Uma das principais jogadas da evasão fiscal é criar estruturas sigilosas sempre que os bens entram em um limbo legal que é quase impossível de identificar o beneficiário.
Os poderosos interesses financeiros também influenciam a legislação. Os países da OCDE [Organização para a Cooperação Econômica e Desenvolvimento] dizem que estão lutando para reduzir o número de paraísos fiscais, enquanto que muitos desses próprios países são os maiores agentes do sistema.
wissinfo.ch: O que o senhor acha dos acordos fiscais da Suíça com a Inglaterra e a Alemanha?
NS: A Suíça é forte em escolher momentos em que outros países estão fracos. Oferecer bilhões de dólares durante tempos de austeridade é um poderoso incentivo.
Mas os acordos estão cheios de brechas, eles não são adequados à finalidade, são moralmente errados, fortalecem o sigilo e a impunidade para os criminosos, dando sinais claros que estão equivocados.
Eu não acredito que a Comissão Europeia irá permitir que esses tratados continuem sem grandes modificações. A União Europeia, como maior parceira comercial da Suíça, pode exercer muita pressão.
swissinfo.ch: A Suíça insiste que está agindo de forma limpa...
NS: A Suíça tem feito avanços significativos nos últimos anos, mas é uma resposta à pressão, não um movimento voluntário.
A Suíça tem feito grande alarde sobre a assinatura dos acordos de dupla tributação. Mas as normas de intercâmbio de informações da OCDE são uma piada - você tem que conhecer a informação que está procurando antes de poder perguntar por ela.
swissinfo.ch: Então, qual é a solução para acabar com os paraísos fiscais?
NS: Acabar com as brechas vai fazer alguma diferença, mas quando você tapa um buraco fiscal de um lado, o dinheiro acaba saindo por outro.
Coordenação e cooperação é uma das grandes respostas para enfrentar os paraísos fiscais internacionais.
Após a Grande Depressão [de 1930] houve um realinhamento político em muitos países e mudanças fundamentais na raiz e nos ramos do sistema financeiro internacional. É preciso haver um outro realinhamento que aborde a questão crucial da desigualdade.
Entenda mais: O sigilo bancário foi consagrado na lei suíça em 1934. França e Alemanha lançaram um ataque contra a Suíça, em outubro de 2008 por supostamente ajudar sonegadores estrangeiros a esconder seus ativos.
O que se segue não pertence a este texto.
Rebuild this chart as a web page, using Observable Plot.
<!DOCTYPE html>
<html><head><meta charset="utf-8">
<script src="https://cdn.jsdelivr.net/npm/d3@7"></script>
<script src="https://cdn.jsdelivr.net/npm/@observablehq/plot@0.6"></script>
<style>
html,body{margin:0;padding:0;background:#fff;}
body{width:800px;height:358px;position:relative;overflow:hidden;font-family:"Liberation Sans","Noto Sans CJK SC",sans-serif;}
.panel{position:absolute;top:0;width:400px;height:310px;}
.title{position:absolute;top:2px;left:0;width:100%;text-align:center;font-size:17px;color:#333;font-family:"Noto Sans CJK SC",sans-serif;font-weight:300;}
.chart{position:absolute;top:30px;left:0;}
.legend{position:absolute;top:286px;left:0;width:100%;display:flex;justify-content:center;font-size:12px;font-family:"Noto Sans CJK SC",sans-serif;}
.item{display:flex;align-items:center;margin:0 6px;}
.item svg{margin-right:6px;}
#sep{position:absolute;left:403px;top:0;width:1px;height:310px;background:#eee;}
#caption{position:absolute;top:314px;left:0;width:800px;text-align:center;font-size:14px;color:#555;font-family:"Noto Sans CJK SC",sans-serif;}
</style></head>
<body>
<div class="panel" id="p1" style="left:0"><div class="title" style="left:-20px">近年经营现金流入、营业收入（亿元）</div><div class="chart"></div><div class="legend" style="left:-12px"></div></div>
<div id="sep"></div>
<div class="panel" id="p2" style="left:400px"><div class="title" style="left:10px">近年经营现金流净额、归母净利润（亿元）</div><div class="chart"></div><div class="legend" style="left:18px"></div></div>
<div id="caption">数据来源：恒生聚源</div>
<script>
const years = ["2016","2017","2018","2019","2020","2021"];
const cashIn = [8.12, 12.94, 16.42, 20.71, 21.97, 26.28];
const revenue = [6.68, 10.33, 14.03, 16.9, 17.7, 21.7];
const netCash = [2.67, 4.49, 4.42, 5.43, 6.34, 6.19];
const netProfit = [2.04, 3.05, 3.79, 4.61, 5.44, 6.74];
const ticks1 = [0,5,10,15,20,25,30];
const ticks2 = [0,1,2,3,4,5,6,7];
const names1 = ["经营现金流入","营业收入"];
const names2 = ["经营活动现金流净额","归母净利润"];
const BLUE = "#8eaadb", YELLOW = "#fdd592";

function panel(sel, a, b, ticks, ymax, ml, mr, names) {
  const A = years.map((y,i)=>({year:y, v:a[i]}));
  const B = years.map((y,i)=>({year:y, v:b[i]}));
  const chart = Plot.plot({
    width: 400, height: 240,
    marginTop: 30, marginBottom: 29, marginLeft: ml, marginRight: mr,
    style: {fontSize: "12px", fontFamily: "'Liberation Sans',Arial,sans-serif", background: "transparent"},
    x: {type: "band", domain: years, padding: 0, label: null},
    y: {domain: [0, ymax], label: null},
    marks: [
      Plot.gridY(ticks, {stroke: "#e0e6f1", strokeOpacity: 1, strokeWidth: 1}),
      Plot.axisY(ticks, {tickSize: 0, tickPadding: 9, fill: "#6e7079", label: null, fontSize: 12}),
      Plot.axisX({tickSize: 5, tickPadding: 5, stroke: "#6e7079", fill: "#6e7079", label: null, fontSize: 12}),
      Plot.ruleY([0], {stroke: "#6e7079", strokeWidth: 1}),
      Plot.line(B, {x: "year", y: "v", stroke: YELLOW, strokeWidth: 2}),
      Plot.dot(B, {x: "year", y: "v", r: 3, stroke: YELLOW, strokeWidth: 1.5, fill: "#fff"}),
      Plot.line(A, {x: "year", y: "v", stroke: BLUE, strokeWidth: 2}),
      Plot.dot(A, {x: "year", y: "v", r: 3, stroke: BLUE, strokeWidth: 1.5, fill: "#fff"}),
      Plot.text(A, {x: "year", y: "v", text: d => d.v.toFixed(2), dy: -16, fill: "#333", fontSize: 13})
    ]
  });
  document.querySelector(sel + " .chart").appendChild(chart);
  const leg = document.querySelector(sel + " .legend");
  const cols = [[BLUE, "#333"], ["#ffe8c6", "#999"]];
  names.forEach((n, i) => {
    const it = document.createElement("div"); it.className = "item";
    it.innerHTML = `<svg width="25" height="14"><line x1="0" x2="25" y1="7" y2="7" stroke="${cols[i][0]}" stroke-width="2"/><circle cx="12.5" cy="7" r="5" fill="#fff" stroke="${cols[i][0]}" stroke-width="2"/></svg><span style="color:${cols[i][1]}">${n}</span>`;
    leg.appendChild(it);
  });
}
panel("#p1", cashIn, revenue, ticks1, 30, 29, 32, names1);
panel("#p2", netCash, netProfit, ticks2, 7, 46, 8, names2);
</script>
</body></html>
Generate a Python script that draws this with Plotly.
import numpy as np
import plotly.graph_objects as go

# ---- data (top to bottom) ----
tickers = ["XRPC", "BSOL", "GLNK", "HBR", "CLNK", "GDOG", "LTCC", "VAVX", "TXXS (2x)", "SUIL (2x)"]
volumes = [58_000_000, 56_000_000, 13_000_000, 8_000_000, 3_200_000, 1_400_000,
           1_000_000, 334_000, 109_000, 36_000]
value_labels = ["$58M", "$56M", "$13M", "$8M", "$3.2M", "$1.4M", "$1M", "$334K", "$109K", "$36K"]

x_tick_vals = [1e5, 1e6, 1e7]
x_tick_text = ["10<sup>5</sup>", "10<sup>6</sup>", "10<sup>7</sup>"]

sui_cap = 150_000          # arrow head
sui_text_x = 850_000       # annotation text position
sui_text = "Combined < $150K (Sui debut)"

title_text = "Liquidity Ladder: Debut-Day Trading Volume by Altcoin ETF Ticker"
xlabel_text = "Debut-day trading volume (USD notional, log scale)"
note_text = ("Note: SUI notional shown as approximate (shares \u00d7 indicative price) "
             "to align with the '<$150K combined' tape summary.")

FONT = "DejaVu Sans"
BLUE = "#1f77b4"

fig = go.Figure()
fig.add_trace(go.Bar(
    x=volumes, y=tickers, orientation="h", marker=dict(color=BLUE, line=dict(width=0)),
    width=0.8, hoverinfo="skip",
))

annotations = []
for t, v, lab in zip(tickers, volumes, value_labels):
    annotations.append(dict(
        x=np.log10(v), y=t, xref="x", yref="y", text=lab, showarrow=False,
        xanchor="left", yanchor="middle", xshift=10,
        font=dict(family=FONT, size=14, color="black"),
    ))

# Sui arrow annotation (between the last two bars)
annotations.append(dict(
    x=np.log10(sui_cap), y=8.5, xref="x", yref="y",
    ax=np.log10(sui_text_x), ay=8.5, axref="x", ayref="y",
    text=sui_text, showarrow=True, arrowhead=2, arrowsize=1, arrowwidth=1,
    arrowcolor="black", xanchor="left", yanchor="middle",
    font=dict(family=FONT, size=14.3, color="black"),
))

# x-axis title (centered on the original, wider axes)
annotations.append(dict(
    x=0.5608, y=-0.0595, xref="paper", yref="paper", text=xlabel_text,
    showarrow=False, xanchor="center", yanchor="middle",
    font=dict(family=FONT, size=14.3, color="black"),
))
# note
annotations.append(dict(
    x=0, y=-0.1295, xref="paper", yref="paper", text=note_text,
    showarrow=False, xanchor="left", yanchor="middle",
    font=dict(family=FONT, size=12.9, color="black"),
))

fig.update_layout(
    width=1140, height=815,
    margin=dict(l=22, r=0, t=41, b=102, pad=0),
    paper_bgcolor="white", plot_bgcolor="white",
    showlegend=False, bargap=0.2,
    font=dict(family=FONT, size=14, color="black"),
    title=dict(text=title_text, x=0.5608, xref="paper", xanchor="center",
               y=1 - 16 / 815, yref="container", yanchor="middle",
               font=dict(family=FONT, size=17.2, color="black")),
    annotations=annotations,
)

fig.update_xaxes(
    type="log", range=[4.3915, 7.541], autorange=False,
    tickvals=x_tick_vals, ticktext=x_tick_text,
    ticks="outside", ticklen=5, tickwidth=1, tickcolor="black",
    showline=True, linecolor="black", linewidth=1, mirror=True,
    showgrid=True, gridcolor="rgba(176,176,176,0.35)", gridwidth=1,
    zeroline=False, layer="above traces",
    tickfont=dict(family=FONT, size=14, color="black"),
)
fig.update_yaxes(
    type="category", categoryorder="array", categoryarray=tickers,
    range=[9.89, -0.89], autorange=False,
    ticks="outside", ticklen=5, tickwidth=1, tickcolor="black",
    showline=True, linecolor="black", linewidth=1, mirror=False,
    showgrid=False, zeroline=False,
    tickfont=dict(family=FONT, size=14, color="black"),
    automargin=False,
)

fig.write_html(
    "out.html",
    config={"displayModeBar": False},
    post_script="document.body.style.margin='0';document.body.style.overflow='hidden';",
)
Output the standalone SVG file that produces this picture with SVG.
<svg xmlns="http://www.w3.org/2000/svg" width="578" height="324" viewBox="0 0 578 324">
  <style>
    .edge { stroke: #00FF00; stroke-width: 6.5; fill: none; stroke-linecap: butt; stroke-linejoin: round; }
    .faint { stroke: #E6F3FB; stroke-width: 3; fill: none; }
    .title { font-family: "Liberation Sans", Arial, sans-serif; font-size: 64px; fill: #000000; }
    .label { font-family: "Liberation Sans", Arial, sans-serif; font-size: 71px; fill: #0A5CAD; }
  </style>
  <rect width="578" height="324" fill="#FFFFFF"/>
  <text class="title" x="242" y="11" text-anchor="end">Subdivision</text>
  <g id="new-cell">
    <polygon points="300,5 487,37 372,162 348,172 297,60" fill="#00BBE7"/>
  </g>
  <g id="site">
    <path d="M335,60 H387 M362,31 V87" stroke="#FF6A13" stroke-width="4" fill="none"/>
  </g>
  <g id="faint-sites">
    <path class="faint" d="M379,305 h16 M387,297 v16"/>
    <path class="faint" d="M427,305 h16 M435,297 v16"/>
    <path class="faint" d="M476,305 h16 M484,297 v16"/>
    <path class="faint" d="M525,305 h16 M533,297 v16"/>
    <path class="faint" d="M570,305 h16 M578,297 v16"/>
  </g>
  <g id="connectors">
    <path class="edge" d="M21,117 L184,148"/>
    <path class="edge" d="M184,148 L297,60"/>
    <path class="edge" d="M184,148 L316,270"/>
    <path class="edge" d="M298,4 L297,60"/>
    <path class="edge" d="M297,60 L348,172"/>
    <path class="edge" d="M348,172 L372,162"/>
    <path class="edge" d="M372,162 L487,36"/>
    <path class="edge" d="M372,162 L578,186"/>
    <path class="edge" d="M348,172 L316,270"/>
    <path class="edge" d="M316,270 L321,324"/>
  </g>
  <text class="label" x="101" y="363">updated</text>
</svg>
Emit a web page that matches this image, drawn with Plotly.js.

O país tem estado sob ataque contínuo sobre a questão desde que CDs de dados bancários roubados foram vendidos para vários países europeus. A OCDE colocou a Suíça em uma "lista cinzenta" dos paraísos fiscais não cooperativos em abril de 2009. Os suíços foram retirados em setembro, após a renegociação de diversos tratados de dupla tributação, mas recusaram-se a transferir automaticamente informações fiscais. O caso de evasão fiscal mais prejudicial para a Suíça envolveu as atividades do banco UBS nos EUA. Em fevereiro de 2009, o UBS foi multado em 780 milhões dólares por ter ajudado na evasão fiscal de cidadãos americanos. Em setembro de 2010, o governo suíço concordou em transferir dados de 4450 clientes do UBS para os EUA - em violação do segredo bancário suíço para evitar um processo judicial ruinoso para o UBS. A Suíça negociou um acordo inovador de imposto retido na fonte com a Alemanha ,em agosto, e a Inglaterra, em outubro, que preserva o sigilo bancário. Mas a CE ameaçou processar Inglaterra e Alemanha se esses países implementarem o acordo. A CE insiste em uma troca automática de informações como base para acordos fiscais com a Suíça. O presidente francês Nicolas Sarkozy, que considera a Suíça como paraíso fiscal, prometeu que as nações do G20 iriam listar e punir os paraísos fiscais.